TASK DETAILS.
Find how many lines contain "React" and state only that number.

* begin DATASET CONTENT *

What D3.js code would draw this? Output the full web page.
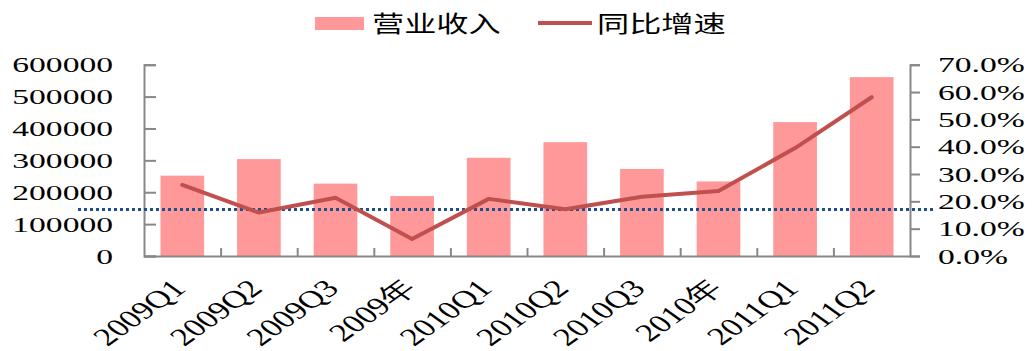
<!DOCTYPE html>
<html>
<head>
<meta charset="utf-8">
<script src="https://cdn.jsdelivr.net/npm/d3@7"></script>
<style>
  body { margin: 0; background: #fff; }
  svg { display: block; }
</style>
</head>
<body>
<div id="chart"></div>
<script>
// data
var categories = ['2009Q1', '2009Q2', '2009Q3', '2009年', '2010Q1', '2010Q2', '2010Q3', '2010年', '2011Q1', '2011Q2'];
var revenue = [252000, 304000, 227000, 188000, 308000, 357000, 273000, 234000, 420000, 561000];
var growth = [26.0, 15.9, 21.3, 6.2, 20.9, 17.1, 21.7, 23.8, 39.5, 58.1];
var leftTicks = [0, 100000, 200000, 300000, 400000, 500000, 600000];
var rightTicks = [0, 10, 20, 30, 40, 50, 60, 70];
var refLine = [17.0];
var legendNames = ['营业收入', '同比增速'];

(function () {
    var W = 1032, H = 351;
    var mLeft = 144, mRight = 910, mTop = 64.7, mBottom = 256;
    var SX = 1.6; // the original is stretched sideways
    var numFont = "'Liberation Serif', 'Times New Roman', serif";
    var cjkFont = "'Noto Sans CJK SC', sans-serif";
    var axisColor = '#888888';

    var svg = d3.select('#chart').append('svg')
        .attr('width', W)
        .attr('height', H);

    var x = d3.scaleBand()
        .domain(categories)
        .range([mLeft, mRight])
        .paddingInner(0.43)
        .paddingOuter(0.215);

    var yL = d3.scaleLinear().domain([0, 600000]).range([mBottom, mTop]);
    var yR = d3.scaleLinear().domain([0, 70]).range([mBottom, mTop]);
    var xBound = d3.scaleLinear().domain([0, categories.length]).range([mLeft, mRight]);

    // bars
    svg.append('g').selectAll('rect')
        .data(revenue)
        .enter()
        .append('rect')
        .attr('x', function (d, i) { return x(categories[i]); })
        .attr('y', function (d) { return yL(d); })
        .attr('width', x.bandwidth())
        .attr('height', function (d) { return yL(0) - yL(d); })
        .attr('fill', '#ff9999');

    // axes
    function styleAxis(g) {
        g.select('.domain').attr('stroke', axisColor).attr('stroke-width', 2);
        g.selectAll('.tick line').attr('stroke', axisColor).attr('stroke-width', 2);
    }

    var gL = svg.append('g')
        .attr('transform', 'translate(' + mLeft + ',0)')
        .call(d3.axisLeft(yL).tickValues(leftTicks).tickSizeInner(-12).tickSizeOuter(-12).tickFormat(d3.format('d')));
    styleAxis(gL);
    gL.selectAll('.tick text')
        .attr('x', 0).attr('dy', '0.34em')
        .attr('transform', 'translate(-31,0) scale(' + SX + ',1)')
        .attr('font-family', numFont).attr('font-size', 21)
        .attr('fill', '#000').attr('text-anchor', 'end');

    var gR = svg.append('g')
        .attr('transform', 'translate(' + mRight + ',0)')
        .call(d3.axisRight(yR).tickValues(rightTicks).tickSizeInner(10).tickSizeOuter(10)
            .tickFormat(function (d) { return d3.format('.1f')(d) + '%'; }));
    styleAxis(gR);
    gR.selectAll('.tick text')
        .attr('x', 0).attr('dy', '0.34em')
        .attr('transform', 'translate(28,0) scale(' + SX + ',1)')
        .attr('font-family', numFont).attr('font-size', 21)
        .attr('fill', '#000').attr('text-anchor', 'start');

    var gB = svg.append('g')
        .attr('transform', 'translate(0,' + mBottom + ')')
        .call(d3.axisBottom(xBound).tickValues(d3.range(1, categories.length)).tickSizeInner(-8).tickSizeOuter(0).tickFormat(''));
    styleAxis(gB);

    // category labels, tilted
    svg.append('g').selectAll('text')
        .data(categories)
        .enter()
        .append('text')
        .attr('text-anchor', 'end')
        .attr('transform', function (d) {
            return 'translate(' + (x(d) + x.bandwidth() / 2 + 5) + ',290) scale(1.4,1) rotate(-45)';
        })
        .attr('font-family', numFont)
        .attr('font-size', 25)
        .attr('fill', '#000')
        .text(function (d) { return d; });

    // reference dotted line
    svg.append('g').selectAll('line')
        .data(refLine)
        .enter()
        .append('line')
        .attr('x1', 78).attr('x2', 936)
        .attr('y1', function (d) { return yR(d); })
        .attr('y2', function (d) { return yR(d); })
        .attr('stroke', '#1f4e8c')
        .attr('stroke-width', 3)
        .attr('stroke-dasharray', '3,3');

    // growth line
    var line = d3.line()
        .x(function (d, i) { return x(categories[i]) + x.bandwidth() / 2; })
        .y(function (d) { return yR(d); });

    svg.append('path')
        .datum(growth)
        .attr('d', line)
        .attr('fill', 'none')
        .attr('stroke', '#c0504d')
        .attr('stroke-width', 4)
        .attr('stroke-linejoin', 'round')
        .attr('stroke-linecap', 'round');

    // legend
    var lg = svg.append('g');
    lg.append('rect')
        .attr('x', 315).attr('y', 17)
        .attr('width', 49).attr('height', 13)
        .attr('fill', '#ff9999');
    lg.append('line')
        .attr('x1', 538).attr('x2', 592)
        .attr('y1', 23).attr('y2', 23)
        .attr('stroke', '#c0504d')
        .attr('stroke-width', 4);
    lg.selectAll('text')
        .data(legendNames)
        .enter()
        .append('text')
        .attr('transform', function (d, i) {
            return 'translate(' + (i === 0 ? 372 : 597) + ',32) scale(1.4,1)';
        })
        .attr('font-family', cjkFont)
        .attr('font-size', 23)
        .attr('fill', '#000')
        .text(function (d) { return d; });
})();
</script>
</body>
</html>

* end DATASET CONTENT *
* begin DATASET CONTENT *

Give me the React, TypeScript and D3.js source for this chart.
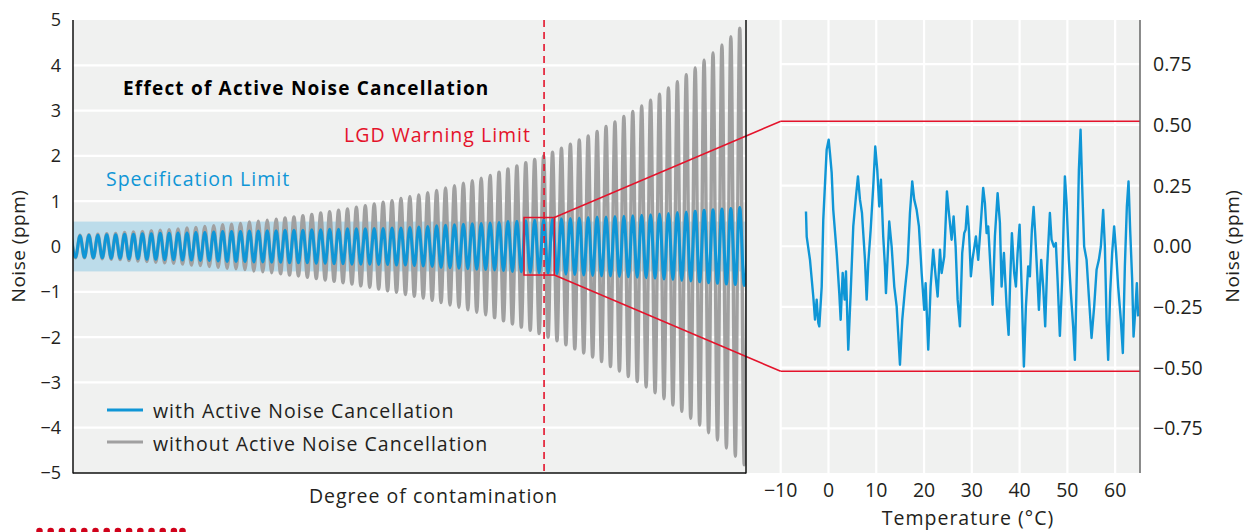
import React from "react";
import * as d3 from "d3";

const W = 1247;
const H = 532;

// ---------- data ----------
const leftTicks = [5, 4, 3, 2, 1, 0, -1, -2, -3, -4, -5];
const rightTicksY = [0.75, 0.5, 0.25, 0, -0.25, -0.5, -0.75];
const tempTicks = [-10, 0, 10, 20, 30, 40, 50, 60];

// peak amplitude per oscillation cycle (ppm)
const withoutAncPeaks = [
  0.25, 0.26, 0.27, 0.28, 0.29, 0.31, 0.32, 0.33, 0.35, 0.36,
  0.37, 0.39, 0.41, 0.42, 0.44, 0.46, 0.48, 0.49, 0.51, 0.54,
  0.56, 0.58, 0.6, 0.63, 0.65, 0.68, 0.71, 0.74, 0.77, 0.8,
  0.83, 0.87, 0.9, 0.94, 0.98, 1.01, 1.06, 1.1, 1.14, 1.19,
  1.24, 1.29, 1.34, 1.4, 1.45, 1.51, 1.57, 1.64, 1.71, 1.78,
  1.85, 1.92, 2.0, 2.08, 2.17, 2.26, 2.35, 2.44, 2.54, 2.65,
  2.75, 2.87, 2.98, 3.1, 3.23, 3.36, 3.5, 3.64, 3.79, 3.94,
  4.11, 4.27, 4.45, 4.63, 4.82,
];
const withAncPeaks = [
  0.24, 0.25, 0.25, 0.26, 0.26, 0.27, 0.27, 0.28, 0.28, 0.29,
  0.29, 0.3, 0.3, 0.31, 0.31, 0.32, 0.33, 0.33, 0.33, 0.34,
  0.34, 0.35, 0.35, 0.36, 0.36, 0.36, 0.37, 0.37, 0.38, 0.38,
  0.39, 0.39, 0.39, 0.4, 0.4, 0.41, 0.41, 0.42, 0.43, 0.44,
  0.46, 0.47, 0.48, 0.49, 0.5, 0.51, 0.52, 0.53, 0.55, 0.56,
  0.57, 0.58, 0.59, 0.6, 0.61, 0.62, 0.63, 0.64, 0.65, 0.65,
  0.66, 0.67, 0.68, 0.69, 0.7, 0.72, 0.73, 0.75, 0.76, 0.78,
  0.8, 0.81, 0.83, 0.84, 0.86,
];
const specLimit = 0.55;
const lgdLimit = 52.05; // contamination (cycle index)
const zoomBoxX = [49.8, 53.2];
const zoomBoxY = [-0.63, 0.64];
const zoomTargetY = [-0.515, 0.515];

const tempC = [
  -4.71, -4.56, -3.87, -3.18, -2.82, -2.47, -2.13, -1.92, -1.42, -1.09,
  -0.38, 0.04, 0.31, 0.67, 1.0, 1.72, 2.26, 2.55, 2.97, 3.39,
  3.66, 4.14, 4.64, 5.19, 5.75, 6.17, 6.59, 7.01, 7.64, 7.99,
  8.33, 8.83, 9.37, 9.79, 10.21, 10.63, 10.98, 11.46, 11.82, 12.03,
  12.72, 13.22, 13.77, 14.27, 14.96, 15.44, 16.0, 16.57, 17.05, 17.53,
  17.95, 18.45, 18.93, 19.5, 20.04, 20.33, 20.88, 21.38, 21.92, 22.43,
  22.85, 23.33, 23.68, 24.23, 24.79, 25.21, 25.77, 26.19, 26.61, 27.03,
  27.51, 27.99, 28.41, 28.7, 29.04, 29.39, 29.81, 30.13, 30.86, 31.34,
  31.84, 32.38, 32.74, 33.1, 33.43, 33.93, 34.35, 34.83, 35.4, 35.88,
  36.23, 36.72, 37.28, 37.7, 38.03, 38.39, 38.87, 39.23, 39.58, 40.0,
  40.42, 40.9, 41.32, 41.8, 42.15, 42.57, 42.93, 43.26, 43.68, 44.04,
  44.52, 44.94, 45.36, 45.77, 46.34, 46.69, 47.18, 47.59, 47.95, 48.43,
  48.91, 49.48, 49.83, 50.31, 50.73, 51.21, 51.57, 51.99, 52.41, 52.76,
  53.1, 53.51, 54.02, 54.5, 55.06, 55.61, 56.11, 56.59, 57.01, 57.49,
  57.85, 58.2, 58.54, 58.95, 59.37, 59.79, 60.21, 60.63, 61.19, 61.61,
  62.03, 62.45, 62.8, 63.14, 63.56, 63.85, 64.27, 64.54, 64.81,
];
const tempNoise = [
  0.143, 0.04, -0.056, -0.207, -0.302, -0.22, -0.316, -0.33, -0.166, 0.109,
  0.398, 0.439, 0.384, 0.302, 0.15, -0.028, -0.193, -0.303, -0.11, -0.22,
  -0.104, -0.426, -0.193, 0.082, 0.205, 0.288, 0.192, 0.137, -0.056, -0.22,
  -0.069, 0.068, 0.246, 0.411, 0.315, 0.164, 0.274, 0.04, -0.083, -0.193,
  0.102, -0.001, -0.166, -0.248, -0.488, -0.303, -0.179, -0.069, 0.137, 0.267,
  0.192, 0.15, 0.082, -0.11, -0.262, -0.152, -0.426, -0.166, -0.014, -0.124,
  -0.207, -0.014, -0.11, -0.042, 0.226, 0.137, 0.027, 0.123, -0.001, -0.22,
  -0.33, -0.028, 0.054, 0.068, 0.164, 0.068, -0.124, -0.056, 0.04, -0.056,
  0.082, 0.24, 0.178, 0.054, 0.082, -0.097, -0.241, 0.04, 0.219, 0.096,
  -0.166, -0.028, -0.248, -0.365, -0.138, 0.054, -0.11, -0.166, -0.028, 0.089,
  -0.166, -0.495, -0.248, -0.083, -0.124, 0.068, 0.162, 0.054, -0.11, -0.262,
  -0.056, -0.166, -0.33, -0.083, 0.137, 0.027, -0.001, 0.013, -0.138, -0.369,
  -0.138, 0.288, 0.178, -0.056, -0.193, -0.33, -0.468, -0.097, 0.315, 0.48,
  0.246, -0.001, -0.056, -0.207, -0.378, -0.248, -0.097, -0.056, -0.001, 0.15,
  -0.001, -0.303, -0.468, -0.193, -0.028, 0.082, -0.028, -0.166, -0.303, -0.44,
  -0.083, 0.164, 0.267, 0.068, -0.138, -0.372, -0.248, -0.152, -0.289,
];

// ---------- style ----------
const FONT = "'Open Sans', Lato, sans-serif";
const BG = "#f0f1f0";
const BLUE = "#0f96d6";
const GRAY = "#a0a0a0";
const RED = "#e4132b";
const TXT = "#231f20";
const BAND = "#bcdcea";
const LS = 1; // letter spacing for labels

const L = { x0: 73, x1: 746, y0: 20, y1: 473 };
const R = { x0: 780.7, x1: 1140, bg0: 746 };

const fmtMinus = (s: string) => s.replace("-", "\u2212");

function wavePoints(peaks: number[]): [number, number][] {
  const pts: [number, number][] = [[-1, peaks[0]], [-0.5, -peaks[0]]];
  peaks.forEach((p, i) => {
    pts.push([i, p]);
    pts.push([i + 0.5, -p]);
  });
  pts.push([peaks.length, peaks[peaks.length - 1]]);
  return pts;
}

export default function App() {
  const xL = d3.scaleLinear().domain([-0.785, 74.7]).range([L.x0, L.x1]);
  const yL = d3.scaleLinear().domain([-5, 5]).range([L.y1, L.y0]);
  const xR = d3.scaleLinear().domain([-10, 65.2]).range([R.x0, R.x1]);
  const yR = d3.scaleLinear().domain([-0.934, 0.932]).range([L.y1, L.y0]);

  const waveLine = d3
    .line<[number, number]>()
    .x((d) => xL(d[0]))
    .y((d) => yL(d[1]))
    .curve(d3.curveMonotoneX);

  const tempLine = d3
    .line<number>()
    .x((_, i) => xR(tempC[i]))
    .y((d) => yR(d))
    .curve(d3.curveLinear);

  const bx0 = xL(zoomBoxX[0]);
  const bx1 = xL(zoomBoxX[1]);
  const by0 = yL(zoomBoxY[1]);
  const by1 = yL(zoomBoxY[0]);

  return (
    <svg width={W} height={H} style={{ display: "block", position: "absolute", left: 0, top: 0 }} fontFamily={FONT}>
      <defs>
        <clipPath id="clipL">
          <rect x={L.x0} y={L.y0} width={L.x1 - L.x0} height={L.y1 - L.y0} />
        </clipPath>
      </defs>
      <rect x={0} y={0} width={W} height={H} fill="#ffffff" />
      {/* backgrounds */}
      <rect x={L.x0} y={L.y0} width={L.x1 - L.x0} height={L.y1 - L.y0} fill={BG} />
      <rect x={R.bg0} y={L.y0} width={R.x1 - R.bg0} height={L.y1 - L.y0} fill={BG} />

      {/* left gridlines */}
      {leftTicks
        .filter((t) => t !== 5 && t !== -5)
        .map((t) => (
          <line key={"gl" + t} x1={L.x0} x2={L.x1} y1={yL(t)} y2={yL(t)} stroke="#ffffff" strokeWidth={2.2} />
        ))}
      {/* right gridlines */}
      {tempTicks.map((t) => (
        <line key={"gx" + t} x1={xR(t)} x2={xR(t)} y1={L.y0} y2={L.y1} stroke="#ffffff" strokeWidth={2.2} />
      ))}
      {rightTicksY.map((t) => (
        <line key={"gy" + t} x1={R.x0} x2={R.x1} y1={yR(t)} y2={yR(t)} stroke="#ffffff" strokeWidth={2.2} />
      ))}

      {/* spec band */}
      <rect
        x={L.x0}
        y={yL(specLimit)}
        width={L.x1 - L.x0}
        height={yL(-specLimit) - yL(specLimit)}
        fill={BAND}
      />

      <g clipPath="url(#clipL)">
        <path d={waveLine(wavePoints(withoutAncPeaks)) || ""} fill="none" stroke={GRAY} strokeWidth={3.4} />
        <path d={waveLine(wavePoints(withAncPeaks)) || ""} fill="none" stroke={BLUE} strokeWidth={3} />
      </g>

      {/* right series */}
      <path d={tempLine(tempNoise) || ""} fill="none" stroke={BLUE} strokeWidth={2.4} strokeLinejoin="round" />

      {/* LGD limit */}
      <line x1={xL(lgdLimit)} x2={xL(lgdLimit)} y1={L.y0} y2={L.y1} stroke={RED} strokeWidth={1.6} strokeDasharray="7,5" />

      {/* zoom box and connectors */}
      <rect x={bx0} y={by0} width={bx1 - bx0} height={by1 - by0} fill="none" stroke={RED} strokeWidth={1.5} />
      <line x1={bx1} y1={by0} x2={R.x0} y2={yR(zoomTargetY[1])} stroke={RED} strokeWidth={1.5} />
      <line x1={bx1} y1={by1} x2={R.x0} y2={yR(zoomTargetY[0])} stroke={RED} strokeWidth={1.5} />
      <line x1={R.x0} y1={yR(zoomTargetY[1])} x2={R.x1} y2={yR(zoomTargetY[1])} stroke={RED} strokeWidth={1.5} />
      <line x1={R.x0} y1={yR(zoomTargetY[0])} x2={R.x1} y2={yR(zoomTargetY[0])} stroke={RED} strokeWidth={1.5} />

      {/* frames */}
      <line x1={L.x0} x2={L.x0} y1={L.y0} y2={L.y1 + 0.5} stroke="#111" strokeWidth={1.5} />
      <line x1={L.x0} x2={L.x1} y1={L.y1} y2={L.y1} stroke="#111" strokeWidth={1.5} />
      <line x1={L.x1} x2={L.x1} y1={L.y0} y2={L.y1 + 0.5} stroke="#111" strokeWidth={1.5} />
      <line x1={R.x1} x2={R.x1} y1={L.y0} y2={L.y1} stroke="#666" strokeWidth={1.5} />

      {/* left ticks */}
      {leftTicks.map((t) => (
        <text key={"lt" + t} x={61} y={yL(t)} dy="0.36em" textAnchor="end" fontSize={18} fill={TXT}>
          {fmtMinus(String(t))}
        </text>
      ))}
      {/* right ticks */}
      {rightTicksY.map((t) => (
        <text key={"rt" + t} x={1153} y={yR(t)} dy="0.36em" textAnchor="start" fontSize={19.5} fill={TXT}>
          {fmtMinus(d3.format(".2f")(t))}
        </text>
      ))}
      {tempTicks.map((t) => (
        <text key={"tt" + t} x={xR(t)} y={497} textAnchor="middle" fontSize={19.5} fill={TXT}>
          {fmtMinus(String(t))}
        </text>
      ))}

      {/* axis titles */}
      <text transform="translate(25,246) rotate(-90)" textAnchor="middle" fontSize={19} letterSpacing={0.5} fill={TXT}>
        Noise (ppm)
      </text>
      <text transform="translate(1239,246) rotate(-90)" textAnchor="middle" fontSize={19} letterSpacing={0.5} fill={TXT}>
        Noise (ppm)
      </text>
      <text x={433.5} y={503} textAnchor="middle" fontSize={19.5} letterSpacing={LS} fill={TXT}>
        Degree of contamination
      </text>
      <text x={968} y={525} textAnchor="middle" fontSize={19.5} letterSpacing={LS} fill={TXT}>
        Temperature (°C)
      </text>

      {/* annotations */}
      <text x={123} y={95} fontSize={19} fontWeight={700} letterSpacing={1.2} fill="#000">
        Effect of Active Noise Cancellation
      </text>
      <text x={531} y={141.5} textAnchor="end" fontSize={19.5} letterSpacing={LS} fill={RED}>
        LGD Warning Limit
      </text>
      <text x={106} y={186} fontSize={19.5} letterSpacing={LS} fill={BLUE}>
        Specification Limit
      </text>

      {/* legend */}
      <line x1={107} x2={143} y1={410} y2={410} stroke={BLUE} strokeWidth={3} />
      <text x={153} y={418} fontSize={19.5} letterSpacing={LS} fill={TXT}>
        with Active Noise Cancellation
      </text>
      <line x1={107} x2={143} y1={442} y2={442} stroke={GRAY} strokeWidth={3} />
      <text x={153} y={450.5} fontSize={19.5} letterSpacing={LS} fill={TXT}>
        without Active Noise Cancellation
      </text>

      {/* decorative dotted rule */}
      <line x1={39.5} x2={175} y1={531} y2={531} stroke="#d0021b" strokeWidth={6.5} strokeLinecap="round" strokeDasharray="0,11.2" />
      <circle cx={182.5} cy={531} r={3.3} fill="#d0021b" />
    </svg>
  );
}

* end DATASET CONTENT *

SOLUTION TO THE PROBLEM.
2